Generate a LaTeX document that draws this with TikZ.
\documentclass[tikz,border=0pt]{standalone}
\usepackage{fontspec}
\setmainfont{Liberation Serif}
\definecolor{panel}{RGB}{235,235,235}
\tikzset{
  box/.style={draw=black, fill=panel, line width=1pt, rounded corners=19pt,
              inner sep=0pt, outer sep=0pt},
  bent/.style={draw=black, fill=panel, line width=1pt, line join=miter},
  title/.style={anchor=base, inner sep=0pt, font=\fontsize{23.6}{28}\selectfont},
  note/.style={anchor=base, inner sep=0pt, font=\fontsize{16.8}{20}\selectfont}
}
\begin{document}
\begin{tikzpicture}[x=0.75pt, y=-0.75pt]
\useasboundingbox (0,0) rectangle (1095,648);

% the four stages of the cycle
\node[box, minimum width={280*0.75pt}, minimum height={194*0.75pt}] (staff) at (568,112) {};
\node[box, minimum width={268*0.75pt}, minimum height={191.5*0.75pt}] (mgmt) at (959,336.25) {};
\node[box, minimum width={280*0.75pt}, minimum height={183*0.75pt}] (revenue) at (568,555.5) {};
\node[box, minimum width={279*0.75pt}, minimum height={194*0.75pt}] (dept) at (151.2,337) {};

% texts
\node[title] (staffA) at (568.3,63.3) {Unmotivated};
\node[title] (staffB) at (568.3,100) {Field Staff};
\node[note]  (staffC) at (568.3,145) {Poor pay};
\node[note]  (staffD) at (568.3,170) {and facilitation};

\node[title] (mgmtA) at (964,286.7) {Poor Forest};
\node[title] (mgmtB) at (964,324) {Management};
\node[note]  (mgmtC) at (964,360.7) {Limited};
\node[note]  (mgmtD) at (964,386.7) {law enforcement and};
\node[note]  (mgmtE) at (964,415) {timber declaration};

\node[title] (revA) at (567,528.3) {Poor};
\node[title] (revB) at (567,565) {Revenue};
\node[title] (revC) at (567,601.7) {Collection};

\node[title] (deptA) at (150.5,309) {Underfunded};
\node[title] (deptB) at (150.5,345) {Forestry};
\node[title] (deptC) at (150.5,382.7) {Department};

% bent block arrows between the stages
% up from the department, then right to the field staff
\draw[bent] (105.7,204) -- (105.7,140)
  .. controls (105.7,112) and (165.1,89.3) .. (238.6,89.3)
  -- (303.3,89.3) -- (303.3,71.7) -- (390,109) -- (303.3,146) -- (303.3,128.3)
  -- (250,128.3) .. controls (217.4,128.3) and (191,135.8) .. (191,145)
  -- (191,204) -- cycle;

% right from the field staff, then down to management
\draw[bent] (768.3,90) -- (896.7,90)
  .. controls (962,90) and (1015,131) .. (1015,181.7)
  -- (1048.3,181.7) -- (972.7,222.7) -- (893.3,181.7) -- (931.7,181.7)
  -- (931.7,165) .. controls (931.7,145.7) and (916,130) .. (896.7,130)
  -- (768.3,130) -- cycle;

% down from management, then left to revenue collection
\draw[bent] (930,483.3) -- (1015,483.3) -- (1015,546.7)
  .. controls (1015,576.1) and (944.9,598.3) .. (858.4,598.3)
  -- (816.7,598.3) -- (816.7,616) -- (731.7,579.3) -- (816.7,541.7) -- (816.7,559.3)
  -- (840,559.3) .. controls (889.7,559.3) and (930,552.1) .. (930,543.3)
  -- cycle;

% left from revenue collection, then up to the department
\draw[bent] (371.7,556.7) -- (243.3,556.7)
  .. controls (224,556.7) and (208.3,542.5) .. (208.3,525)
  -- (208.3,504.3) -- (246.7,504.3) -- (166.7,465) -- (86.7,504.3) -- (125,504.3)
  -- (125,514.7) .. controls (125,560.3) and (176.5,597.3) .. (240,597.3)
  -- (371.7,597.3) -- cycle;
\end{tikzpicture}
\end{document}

(GIVEN TASK): Restate the data above word for word.

(RESPONSE TO THIS EXERCISE):
Generate a LaTeX document that draws this with TikZ.
\documentclass[tikz,border=0pt]{standalone}
\usepackage{fontspec}
\setmainfont{Liberation Serif}
\definecolor{panel}{RGB}{235,235,235}
\tikzset{
  box/.style={draw=black, fill=panel, line width=1pt, rounded corners=19pt,
              inner sep=0pt, outer sep=0pt},
  bent/.style={draw=black, fill=panel, line width=1pt, line join=miter},
  title/.style={anchor=base, inner sep=0pt, font=\fontsize{23.6}{28}\selectfont},
  note/.style={anchor=base, inner sep=0pt, font=\fontsize{16.8}{20}\selectfont}
}
\begin{document}
\begin{tikzpicture}[x=0.75pt, y=-0.75pt]
\useasboundingbox (0,0) rectangle (1095,648);

% the four stages of the cycle
\node[box, minimum width={280*0.75pt}, minimum height={194*0.75pt}] (staff) at (568,112) {};
\node[box, minimum width={268*0.75pt}, minimum height={191.5*0.75pt}] (mgmt) at (959,336.25) {};
\node[box, minimum width={280*0.75pt}, minimum height={183*0.75pt}] (revenue) at (568,555.5) {};
\node[box, minimum width={279*0.75pt}, minimum height={194*0.75pt}] (dept) at (151.2,337) {};

% texts
\node[title] (staffA) at (568.3,63.3) {Unmotivated};
\node[title] (staffB) at (568.3,100) {Field Staff};
\node[note]  (staffC) at (568.3,145) {Poor pay};
\node[note]  (staffD) at (568.3,170) {and facilitation};

\node[title] (mgmtA) at (964,286.7) {Poor Forest};
\node[title] (mgmtB) at (964,324) {Management};
\node[note]  (mgmtC) at (964,360.7) {Limited};
\node[note]  (mgmtD) at (964,386.7) {law enforcement and};
\node[note]  (mgmtE) at (964,415) {timber declaration};

\node[title] (revA) at (567,528.3) {Poor};
\node[title] (revB) at (567,565) {Revenue};
\node[title] (revC) at (567,601.7) {Collection};

\node[title] (deptA) at (150.5,309) {Underfunded};
\node[title] (deptB) at (150.5,345) {Forestry};
\node[title] (deptC) at (150.5,382.7) {Department};

% bent block arrows between the stages
% up from the department, then right to the field staff
\draw[bent] (105.7,204) -- (105.7,140)
  .. controls (105.7,112) and (165.1,89.3) .. (238.6,89.3)
  -- (303.3,89.3) -- (303.3,71.7) -- (390,109) -- (303.3,146) -- (303.3,128.3)
  -- (250,128.3) .. controls (217.4,128.3) and (191,135.8) .. (191,145)
  -- (191,204) -- cycle;

% right from the field staff, then down to management
\draw[bent] (768.3,90) -- (896.7,90)
  .. controls (962,90) and (1015,131) .. (1015,181.7)
  -- (1048.3,181.7) -- (972.7,222.7) -- (893.3,181.7) -- (931.7,181.7)
  -- (931.7,165) .. controls (931.7,145.7) and (916,130) .. (896.7,130)
  -- (768.3,130) -- cycle;

% down from management, then left to revenue collection
\draw[bent] (930,483.3) -- (1015,483.3) -- (1015,546.7)
  .. controls (1015,576.1) and (944.9,598.3) .. (858.4,598.3)
  -- (816.7,598.3) -- (816.7,616) -- (731.7,579.3) -- (816.7,541.7) -- (816.7,559.3)
  -- (840,559.3) .. controls (889.7,559.3) and (930,552.1) .. (930,543.3)
  -- cycle;

% left from revenue collection, then up to the department
\draw[bent] (371.7,556.7) -- (243.3,556.7)
  .. controls (224,556.7) and (208.3,542.5) .. (208.3,525)
  -- (208.3,504.3) -- (246.7,504.3) -- (166.7,465) -- (86.7,504.3) -- (125,504.3)
  -- (125,514.7) .. controls (125,560.3) and (176.5,597.3) .. (240,597.3)
  -- (371.7,597.3) -- cycle;
\end{tikzpicture}
\end{document}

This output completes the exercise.